The miter saw is a fantastic piece of equipment and is able to dice up just about any wood that finds itself under its razor sharp blade. Yet does it mean that the owner of this saw is ready to build a house? Certainly not. The tool is simply not enough. Could you try? Of course. But chances are the house you’d build would need to be torn down and rebuilt with a Master Carpenter operating that saw of yours, along with a cadre of other supporting builders, managers, drywallers, plumbers, etc.
So where’s this analogy going?
We live in a time where tools are everywhere. And they’re cheap. From QuickBooks and Salesforce, to Hootsuite and Basecamp, there’s a $9/month software product meant to support just about every aspect of an organization’s mission and function these days. In fact, a recent study, conducted by The Starr Conspiracy, stated that more than half of the 210 business leaders surveyed had plans of introducing some form of HR technology to their company within the next year.

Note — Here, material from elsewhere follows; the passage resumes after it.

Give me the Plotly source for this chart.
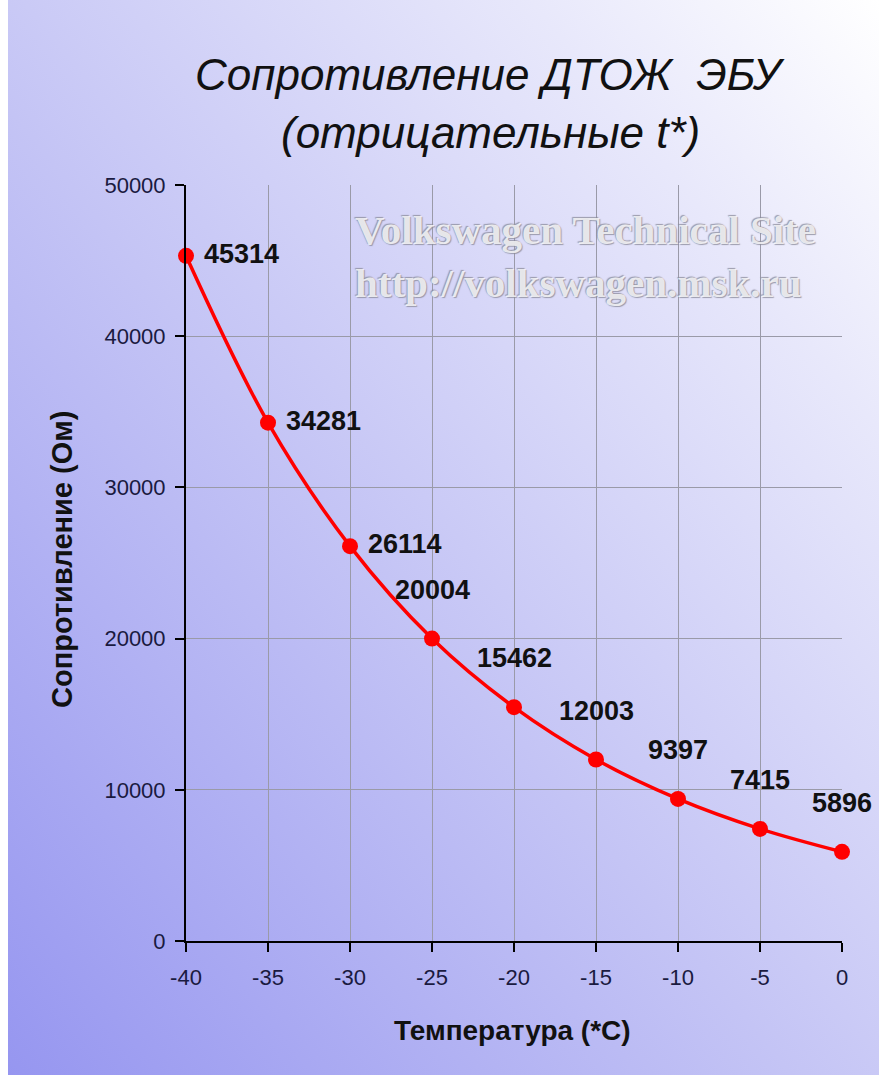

For the most part, this is good news. It’s great being able to track your purchases, or connect a remote workforce with a few clicks in a portal. But here’s the problem, specifically as it relates to HR:
Tools and technology cannot replace the strategic thinking and human-centered insights that a real-live professional can bring to the table. And that’s what HR is really about.
Now, it’s not the tool’s fault. Most of the tools out there are useful and, for the most part, affordable. The problem is that many leaders assume that enough HR technology products can replace the role of an HR professional. It’s an attractive scenario but it’s simply not true as these tools could eventually function as a crutch for your organization, short-circuiting the very role of HR in the first place.

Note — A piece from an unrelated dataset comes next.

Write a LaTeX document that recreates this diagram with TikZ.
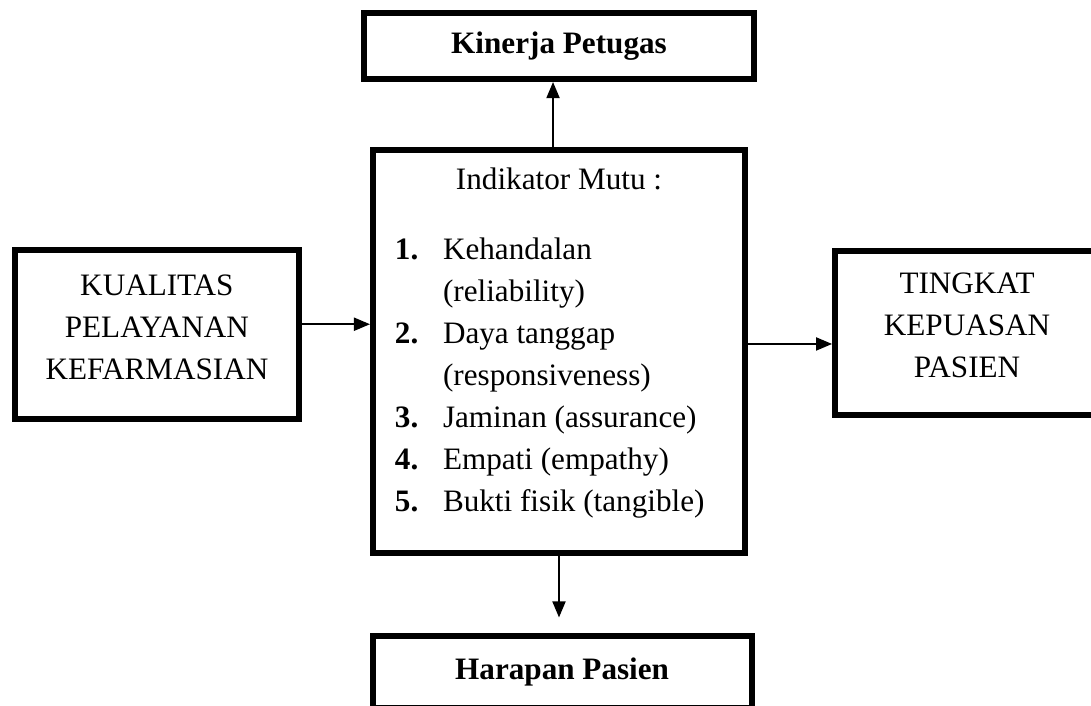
\documentclass[tikz,border=0pt]{standalone}
\usepackage{fontspec}
\setmainfont{Liberation Serif}
\usepackage{tikz}
\usetikzlibrary{arrows.meta}

\begin{document}
\begin{tikzpicture}[x=0.385pt,y=-0.385pt,font=\fontsize{12}{16.2}\selectfont,line width=0.8pt,
  >={Triangle[length=6.2pt,width=5pt]},main/.style={draw, rectangle, line width=2.3pt, inner sep=0pt}]
            \useasboundingbox (0,0) rectangle (1091,706);
            \clip (0,0) rectangle (1091,706);

            \node[main, minimum width=143.2pt, minimum height=155.2pt] (0) at (559,351.5) {};
            \node[main, minimum width=149.8pt, minimum height=25.4pt] (1) [above of=0, node distance=117.6pt] {\textbf{Kinerja Petugas}};
            \node[main, minimum width=109.3pt, minimum height=65.1pt, text depth=41.7pt, yshift=6.5pt] (2) [left of=0, node distance=154.8pt] {\begin{tabular}[t]{@{}c@{}}KUALITAS\\PELAYANAN\\KEFARMASIAN\end{tabular}};
            \node[main, minimum width=101.6pt, minimum height=63.1pt, text depth=42.1pt, yshift=7.1pt] (3) [right of=0, node distance=157.1pt] {\begin{tabular}[t]{@{}c@{}}TINGKAT\\KEPUASAN\\PASIEN\end{tabular}};
            \node[main, minimum width=145.9pt, minimum height=27.7pt, xshift=1.2pt] (4) [below of=0, node distance=123.4pt] {\textbf{Harapan Pasien}};

            \node[anchor=base, yshift=-16.4pt] (5) at (0.north) {Indikator Mutu :};
            \node[anchor=base west, inner sep=0pt, xshift=9.2pt, yshift=-26.8pt] (6) at (0.west |- 5.base) {\begin{tabular}[t]{@{}p{18.5pt}@{}l@{}}
              \textbf{1.} & Kehandalan\\
                          & (reliability)\\
              \textbf{2.} & Daya tanggap\\
                          & (responsiveness)\\
              \textbf{3.} & Jaminan (assurance)\\
              \textbf{4.} & Empati (empathy)\\
              \textbf{5.} & Bukti fisik (tangible)
            \end{tabular}};

            \draw[->] ([xshift=-2.3pt]0.north) -- ([xshift=-2.3pt]0.north |- 1.south);
            \draw[->, shorten >=6pt] (0.south) -- (0.south |- 4.north);
            \draw[->] ([yshift=4pt]2.east) -- ([yshift=4pt]2.east -| 0.west);
            \draw[->] ([yshift=-4.2pt]3.west -| 0.east) -- ([yshift=-4.2pt]3.west);
          \end{tikzpicture}
\end{document}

It’s called human resources for a reason.
Let me give an example: Say that over the last two years, your company saw a 40% turnover rate in all non-management employees. Could a tool identify this as a problem? Sure. Could a tool tell you that the majority of those employees left because they saw little room for growth and felt limited by the management style they found themselves under? Probably not. And if it could, would a tool be able to produce a strategic plan that senior leadership could use to address the root of the problem? You can see the dichotomy here. A few more examples:
- Can a tool determine if a candidate is a good cultural fit for your organization?
- Can a tool spot a red flag on a resume that only a seasoned HR professional can?

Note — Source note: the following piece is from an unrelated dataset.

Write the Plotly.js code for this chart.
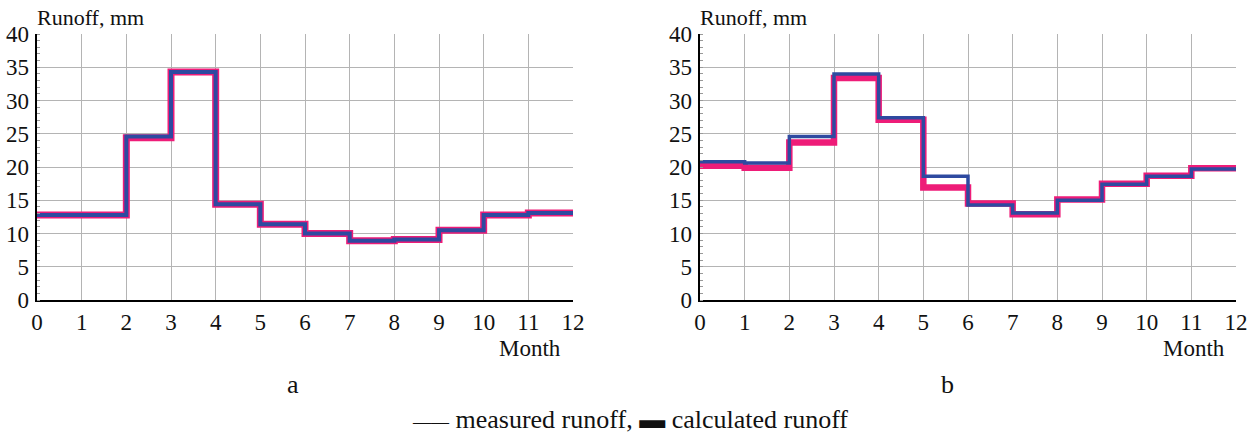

- How well can a tool assess and overhaul your organization’s onboarding plan?
Tools like applicant tracking systems (ATS), automated training tools, and open enrollment portals are extremely useful, but they’re just that: tools. You still need talented HR professionals at the helm; just like you need a carpenter to run that miter saw and focus on the overall project (building a house) instead of just a task (cut a 2×4).
Over the next few months, we’ll be spending some time on the topic of HR technology, specifically addressing the tempting myth as tools serving as a substitute for an HR professional, instead of as a compliment to their role. We’re all for tools here at Smart HR, but we’re all about results. Let’s find the balance.